I framed my acceptance letter. Hey, I’m still shocked. The odds were against me from the beginning. Look at this: “Transfer admission to Columbia is extremely competitive; in recent years the Office of Undergraduate Admissions has admitted fewer than 10% of the applicants for transfer admission.”
The government tells me I’m rich, but of course I’m not. They wouldn’t offer me any aid, I don’t have 40 grand a year to spare, and let’s face it: I’ll probably be in college another seven, eight years. So I’m going to attend UWM instead now that I know that graduate school admissions don’t weight the undergraduate alma mater as much as I figured. (I mean, I got accepted to Columbia, and I previously attended Parkside. That’s proof enough.) I would really love to attend Columbia “Better than Harvard” University (in the city of New York, hee!), but life doesn’t always work out.
But the important thing is that I know it can be done (“it” being “me attending a great university”), and I’m definitely going for it again in graduate school.

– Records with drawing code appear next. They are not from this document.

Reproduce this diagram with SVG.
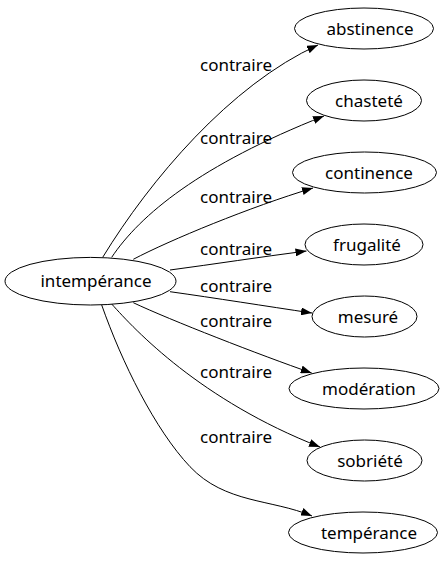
<svg xmlns="http://www.w3.org/2000/svg" width="445" height="563" viewBox="0 0 445 563">
<style>
.node ellipse{fill:#fff;stroke:#000;stroke-width:1}
.node text{font-family:"Noto Sans","Open Sans","DejaVu Sans",sans-serif;font-size:17px;fill:#000;text-anchor:middle}
.edges path{fill:none;stroke:#000;stroke-width:1;marker-end:url(#arr)}
.edges text{font-family:"Noto Sans","Open Sans","DejaVu Sans",sans-serif;font-size:17px;fill:#000;text-anchor:middle}
</style>
<defs>
<marker id="arr" viewBox="0 0 11 8" refX="11" refY="4" markerWidth="11" markerHeight="8" markerUnits="userSpaceOnUse" orient="auto">
<path d="M0,0 L11,4 L0,8 Z" fill="#000"/>
</marker>
</defs>
<rect width="445" height="563" fill="#fff"/>
<g id="edges" class="edges">
<path d="M102.7,257.3 C150,180 230,85 318,45"/>
<path d="M111.7,257.3 C140,215 200,165 324,116"/>
<path d="M133.3,259.3 C170,240 250,207 313,188"/>
<path d="M170,270 C215,264 260,257 306.5,251"/>
<path d="M170,291.7 C215,298 265,306 312,313"/>
<path d="M133.3,302.7 C170,320 260,355 311.7,373"/>
<path d="M111.7,304 C135,330 200,400 320,447"/>
<path d="M101.7,305 C121.7,362 155,429.7 190,466.7 S271.7,499 312,516"/>
<text x="236" y="70.5">contraire</text>
<text x="236" y="143.5">contraire</text>
<text x="236" y="203.3">contraire</text>
<text x="236" y="255">contraire</text>
<text x="236" y="291.7">contraire</text>
<text x="236" y="326.7">contraire</text>
<text x="236" y="378.3">contraire</text>
<text x="236" y="443.3">contraire</text>
</g>
<g id="intemperance" class="node"><ellipse cx="90.5" cy="281.2" rx="85.5" ry="23.8"/><text x="96" y="286.5">intempérance</text></g>
<g id="abstinence" class="node"><ellipse cx="364" cy="28.5" rx="69.5" ry="20.5"/><text x="370" y="34.5">abstinence</text></g>
<g id="chastete" class="node"><ellipse cx="364" cy="100.5" rx="57.5" ry="20.5"/><text x="369" y="106.5">chasteté</text></g>
<g id="continence" class="node"><ellipse cx="364.5" cy="172.5" rx="72" ry="20.5"/><text x="369" y="178.5">continence</text></g>
<g id="frugalite" class="node"><ellipse cx="364" cy="244.5" rx="59" ry="20.5"/><text x="367" y="250.5">frugalité</text></g>
<g id="mesure" class="node"><ellipse cx="364.5" cy="316.5" rx="52.5" ry="20.5"/><text x="368" y="322.5">mesuré</text></g>
<g id="moderation" class="node"><ellipse cx="364" cy="388.5" rx="75" ry="20.5"/><text x="369" y="394.5">modération</text></g>
<g id="sobriete" class="node"><ellipse cx="364.5" cy="460.5" rx="57.5" ry="20.5"/><text x="370" y="466.5">sobriété</text></g>
<g id="temperance" class="node"><ellipse cx="363" cy="532.5" rx="74.5" ry="20.5"/><text x="369" y="538.5">tempérance</text></g>
</svg>
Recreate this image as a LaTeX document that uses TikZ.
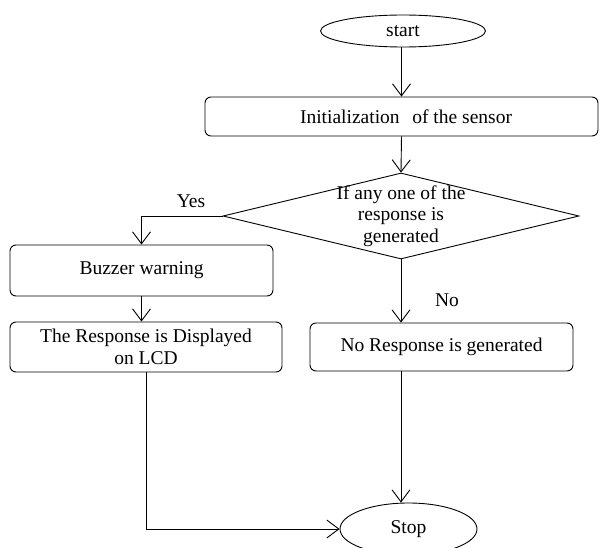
\documentclass[tikz,border=0pt]{standalone}
\usepackage{fontspec}
\setmainfont{Liberation Serif}
\usetikzlibrary{shapes.geometric,arrows.meta,calc}
\newcommand{\myfnt}{\fontsize{19.5}{21.5}\selectfont}
\begin{document}
\begin{tikzpicture}[x=1pt,y=-1pt,
  every node/.style={font=\myfnt, inner sep=0pt},
  box/.style={draw, rounded corners=6pt, line width=0.9pt, align=center},
  term/.style={draw, ellipse, line width=0.9pt},
  conn/.style={line width=0.9pt},
  arr/.style={conn, -{Straight Barb[length=12pt,width=18pt,line width=0.9pt]}}]
\clip (0,0) rectangle (606,548);
\fill[white] (0,0) rectangle (606,548);
\node[term, minimum width=165pt, minimum height=32pt] (start) at (403,31) {start};
\node[box, minimum width=393pt, minimum height=39pt] (init) at (401.5,116.5) {\hspace{9pt}Initialization\hspace{0.65em}of the sensor};
\node[draw, diamond, line width=0.9pt, minimum width=356pt, minimum height=86pt] (dec) at (401,216) {};
\node[align=center] (dectext) at (401,216) {If any one of the\\response is\\generated};
\node[box, minimum width=263pt, minimum height=51pt] (buzz) at (141.5,270.5) {Buzzer warning};
\node[box, minimum width=272pt, minimum height=50pt] (disp) at (146,347) {The Response is Displayed\\on LCD};
\node[box, minimum width=263pt, minimum height=48pt] (nores) at (441.5,347) {No Response is generated};
\node[term, minimum width=137pt, minimum height=52pt] (stop) at (408.5,529) {Stop};
\node (yes) at (191,201) {Yes};
\node (no) at (447,300) {No};
\draw[arr] (start.south -| init.north) -- (init.north);
\draw[arr] (init.south) -- (dec.north);
\draw[arr] (dec.west) -| (buzz.north);
\draw[arr] (buzz.south) -- (buzz.south |- disp.north);
\draw[arr] (dec.south) -- (dec.south |- nores.north);
\draw[arr] (dec.south |- nores.south) -- (dec.south |- stop.north);
\draw[arr] (disp.south) |- (stop.west);
\end{tikzpicture}
\end{document}
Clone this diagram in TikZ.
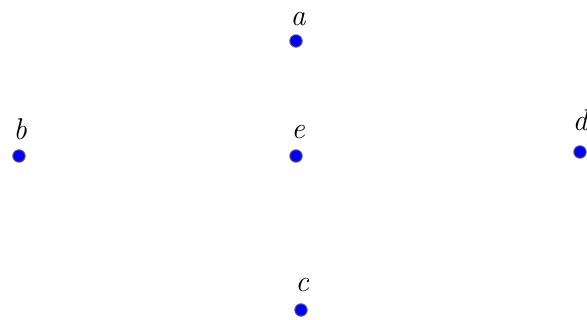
\documentclass[tikz,border=0pt]{standalone}
\usepackage{fontspec}
\begin{document}
\begin{tikzpicture}[x=1pt,y=-1pt,
  vdot/.style={circle,inner sep=0pt,minimum size=12.5pt,fill=blue,draw=black!60,line width=0.9pt},
  vlab/.style={anchor=base,inner sep=0pt,font=\fontsize{30}{32}\selectfont\itshape}]
\useasboundingbox (0,0) rectangle (587,320);
\node[vdot] (a) at (296,41) {};
\node[vdot] (b) at (19,156) {};
\node[vdot] (e) at (296,156) {};
\node[vdot] (d) at (580,152) {};
\node[vdot] (c) at (301,310) {};
\node[vlab] (la) at (298,26) {a};
\node[vlab] (lb) at (20,140) {b};
\node[vlab] (le) at (298,139) {e};
\node[vlab] (ld) at (580,131) {d};
\node[vlab] (lc) at (302,292) {c};
\end{tikzpicture}
\end{document}
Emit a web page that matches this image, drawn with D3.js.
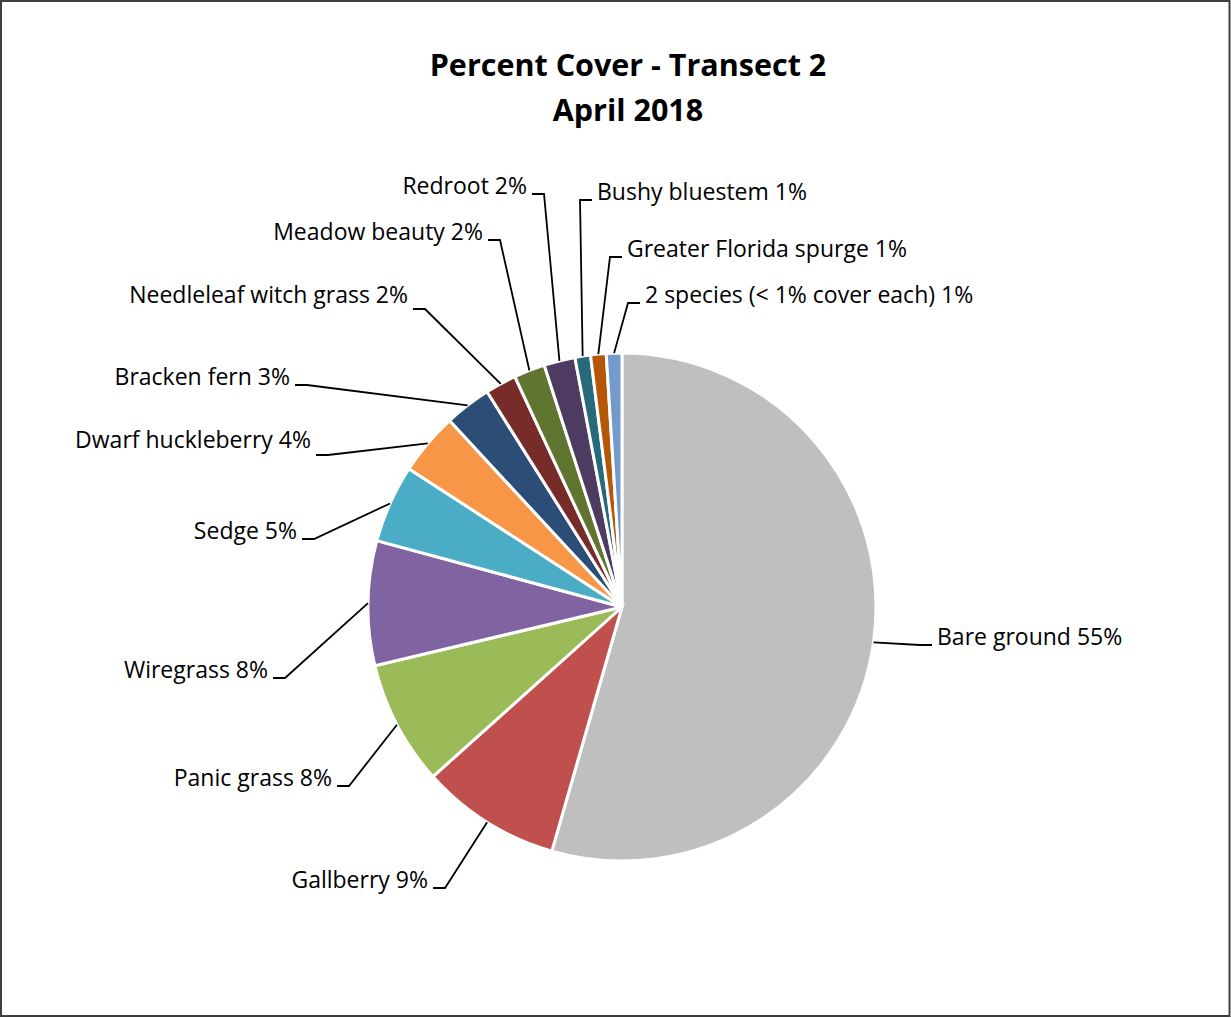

Haha! Take that, University of Chicago! I don’t need your stupid school, you wannabe Ivy League. Yeah, you heard me! ... Aww, don’t look at me like that ... Okay, I’m sorry, that was totally uncalled for. You still fine! Totally! Yeah, of course CalTech likes you. Look at you, you’re so intelligent and artsy and gothic! And if CalTech don’t see that, well, then he ain’t no good for you! That’s right! Call me, girl! (And don’t forget to offer me instant admission and a full scholarship!)